A very close copy of the image file can be downloaded by using the "save" button in the bottom menu as soon as this page has fully loaded: pcjs.org/disks/pcx86/dos/ibm/0.90/. Note: If you want to examine the file in
WinHex or some other Windows tool, we'd recommend editing the Boot Sector so that its last 2 bytes are 0x55 and 0xAA in that order. Be aware, that
this copy at PCjs already had some changes made to it:
1) The Boot Sector had been slightly altered by adding some BPB hex bytes to make it compatible with the PCjs simulator. The bytes shown in RED below, must be edited back to the characters (or set to zero) as shown by those in BLUE in the 'Figure 2' in order to make it exactly like an IBM PC DOS 1.00 Boot Sector:
Offset 0 1 2 3 4 5 6 7 8 9 A B C D E F 0000 EB 2F 14 00 00 00 60 00 20 37 2D 00 02 01 01 00 ./....`. 7-..... 0010 02 40 00 40 01 FE 01 00 08 00 01 00 00 00 00 00 .@.@............ Figure 1. Offset 0 1 2 3 4 5 6 7 8 9 A B C D E F 0000 EB 2F 14 00 00 00 60 00 20 37 2D 4D 61 79 2D 38 ./....`. 7-May-8 0010 31 00 00 00 00 00 00 00 00 00 00 00 00 00 00 00 1............... Figure 2.
2) The AUTOEXEC.BAT file had its file name changed to: AUTOEXEC.BAK to prevent it from running at boot-up. To make it like the original,
change the character or byte at offset 0x82A from 4Bh ("K") to 54h ("T").
We recommend having both a copy of the original image file, and one you can open in WinHex or some other Windows tool.
The MD5 Checksum of the image file I made (of this June, 1981, Pre-Release version of IBM PC DOS 1.00) from the disk that Dick Conklin
sent me is:
If you get a different MD5 sum, or you'd rather contact me directly for a copy, you can email me here.
Note: It's also possible to run this image file under PCE.
Some comments Dick made about the disk he sent me:
The AUTOEXEC.BAT file runs two programs which create a BASIC interpreter environment: MOVBAS and BAS18. As I recall, neither BASIC.COM (BASIC without
graphics functions) [nor] BASICA were ready for prime time, so the MOVBAS and BAS18 programs (run in succession) were some kind of kluge that allowed BASIC
programs to run. Once you are in BASIC you can enter the FILES command to get a list of files on the disk. You can RUN (RUN "XYZ.BAS") BASIC programs,
which end in ".BAS" and ".MAC". I don't remember the significance of the .MAC file type. ...
Check out "20HAL" [and TTY.ASC] a communications program running at a screaming 300 baud that was used to exchange software.
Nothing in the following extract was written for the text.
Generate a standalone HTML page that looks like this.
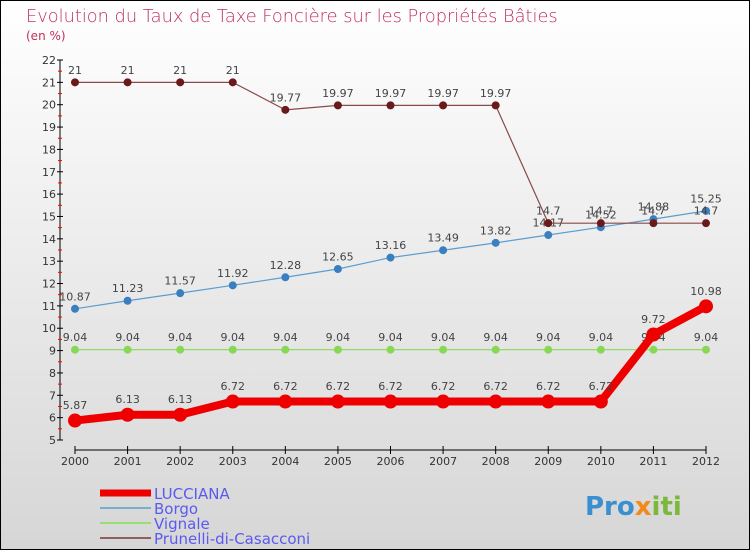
<!DOCTYPE html>
<html><head><meta charset="utf-8"><style>
body{margin:0;}
#c{width:750px;height:550px;position:relative;overflow:hidden;font-family:"DejaVu Sans","Liberation Sans",sans-serif;}
</style></head><body>
<div id="c">
<svg id="s" width="750" height="550" xmlns="http://www.w3.org/2000/svg">
<defs><linearGradient id="bg" x1="0" y1="0" x2="0" y2="1"><stop offset="0" stop-color="#ffffff"/><stop offset="1" stop-color="#d6d6d6"/></linearGradient></defs>
<rect x="0.5" y="0.5" width="749" height="549" fill="url(#bg)" stroke="#000" stroke-width="1"/>
<text x="26" y="22" font-size="17.8" fill="#c0305a" font-weight="300">Evolution du Taux de Taxe Foncière sur les Propriétés Bâties</text>
<text x="26" y="40" font-size="12" fill="#c0305a">(en %)</text>
<g id="axes"></g>
<g id="series"></g>
<g id="legend"></g>
<text x="585" y="515" font-size="26" font-weight="bold"><tspan fill="#3a8fd0">Pro</tspan><tspan fill="#f08a1c">x</tspan><tspan fill="#7cb83a">iti</tspan></text>
</svg>
</div>
<script>
const years = [2000,2001,2002,2003,2004,2005,2006,2007,2008,2009,2010,2011,2012];
const yTicks = [5,6,7,8,9,10,11,12,13,14,15,16,17,18,19,20,21,22];
const lucciana = [5.87,6.13,6.13,6.72,6.72,6.72,6.72,6.72,6.72,6.72,6.72,9.72,10.98];
const borgo = [10.87,11.23,11.57,11.92,12.28,12.65,13.16,13.49,13.82,14.17,14.52,14.88,15.25];
const vignale = [9.04,9.04,9.04,9.04,9.04,9.04,9.04,9.04,9.04,9.04,9.04,9.04,9.04];
const prunelli = [21,21,21,21,19.77,19.97,19.97,19.97,19.97,14.7,14.7,14.7,14.7];
const seriesNames = ["LUCCIANA","Borgo","Vignale","Prunelli-di-Casacconi"];

const NS="http://www.w3.org/2000/svg";
const xS = i => 75 + i*(706-75)/(years.length-1);
const yS = v => 440 - (v-5)*(380/17);
function mk(tag, attrs, parent){const e=document.createElementNS(NS,tag);for(const k in attrs)e.setAttribute(k,attrs[k]);parent.appendChild(e);return e;}
const axes=document.getElementById('axes'), ser=document.getElementById('series'), leg=document.getElementById('legend');

let a=mk('line',{x1:60,y1:yS(22),x2:60,y2:yS(5),stroke:'#000'},axes);


yTicks.forEach(v=>{
  let t=mk('line',{x1:57,x2:63,y1:yS(v),y2:yS(v),stroke:'#000'},axes);
  
  
  if(v<22){let h=mk('line',{x1:58,x2:62,y1:yS(v+0.5),y2:yS(v+0.5),stroke:'#f00'},axes);
  
  }
  let l=mk('text',{x:56,y:yS(v)+4,'font-size':11,'text-anchor':'end',fill:'#333'},axes);
  l.textContent=v;
  
  
});
let xa=mk('line',{x1:75,y1:450,x2:706,y2:450,stroke:'#000'},axes);


years.forEach((y,i)=>{
  let t=mk('line',{x1:xS(i),x2:xS(i),y1:446,y2:454,stroke:'#000'},axes);
  
  
  let l=mk('text',{x:xS(i),y:465,'font-size':11,'text-anchor':'middle',fill:'#333'},axes);
  l.textContent=y;
  
  
});

function drawSeries(vals,name,color,lw,r,dotFill){
  const g=mk('g',{},ser);
  
  
  let p=mk('polyline',{points:vals.map((v,i)=>xS(i)+','+yS(v)).join(' '),fill:'none',stroke:color,'stroke-width':lw,'stroke-linejoin':'round'},g);
  
  
  vals.forEach((v,i)=>{
    let c=mk('circle',{cx:xS(i),cy:yS(v),r:r,fill:dotFill,stroke:dotFill},g);
    
    
    let t=mk('text',{x:xS(i),y:yS(v)-r-5,'font-size':11,'text-anchor':'middle',fill:'#444'},g);
    t.textContent=v;
    
    
  });
}
drawSeries(vignale,'vignale','#88d858',1.2,3.5,'#88d858');
drawSeries(borgo,'borgo','#5a9ed0',1.2,3.5,'#3a7fbf');
drawSeries(prunelli,'prunelli','#8a4a4a',1.2,3.5,'#6a1a1a');
drawSeries(lucciana,'lucciana','#ee0000',8,6.5,'#ee0000');

const lc=[['#ee0000',7],['#7aaed0',2],['#99dd77',2],['#8f5e5e',2]];
seriesNames.forEach((n,i)=>{
  const y=493+i*15;
  let l=mk('line',{x1:100,x2:151,y1:y,y2:y,stroke:lc[i][0],'stroke-width':lc[i][1]},leg);
  
  
  let t=mk('text',{x:154,y:y+6,'font-size':15,fill:'#5a5af0'},leg);
  t.textContent=n;
  
  
});
</script>
</body></html>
Anyway, have fun with the disk, which I will mail tomorrow. If you have any questions, fire away, but I may not be able to answer them due to a 25-year memory lapse or because I was never involved in the bits-and-bytes level of things, just the big picture. As I remember, BASIC took up a lot of our attention, because in 1981, even with a starter set of applications, we still felt that most users would use BASIC for much of their work. It didn't take very long to realize that the world was quickly moving to ready-made apps and away from do-it-yourself programming.
At some time, there had been at least an 'Introductory phrase' about how to use a new PC DOS version, because the Slack Space of Cluster 109 contains the words: "LOOK AT FILE 'COMMENTS' BEFORE PROCEEDING." This not only could have been included in the AUTOEXEC.BAT file, but is in fact found in the slack space immediately after the 'end of file' mark (0x1A) of the current AUTOEXEC.BAT file!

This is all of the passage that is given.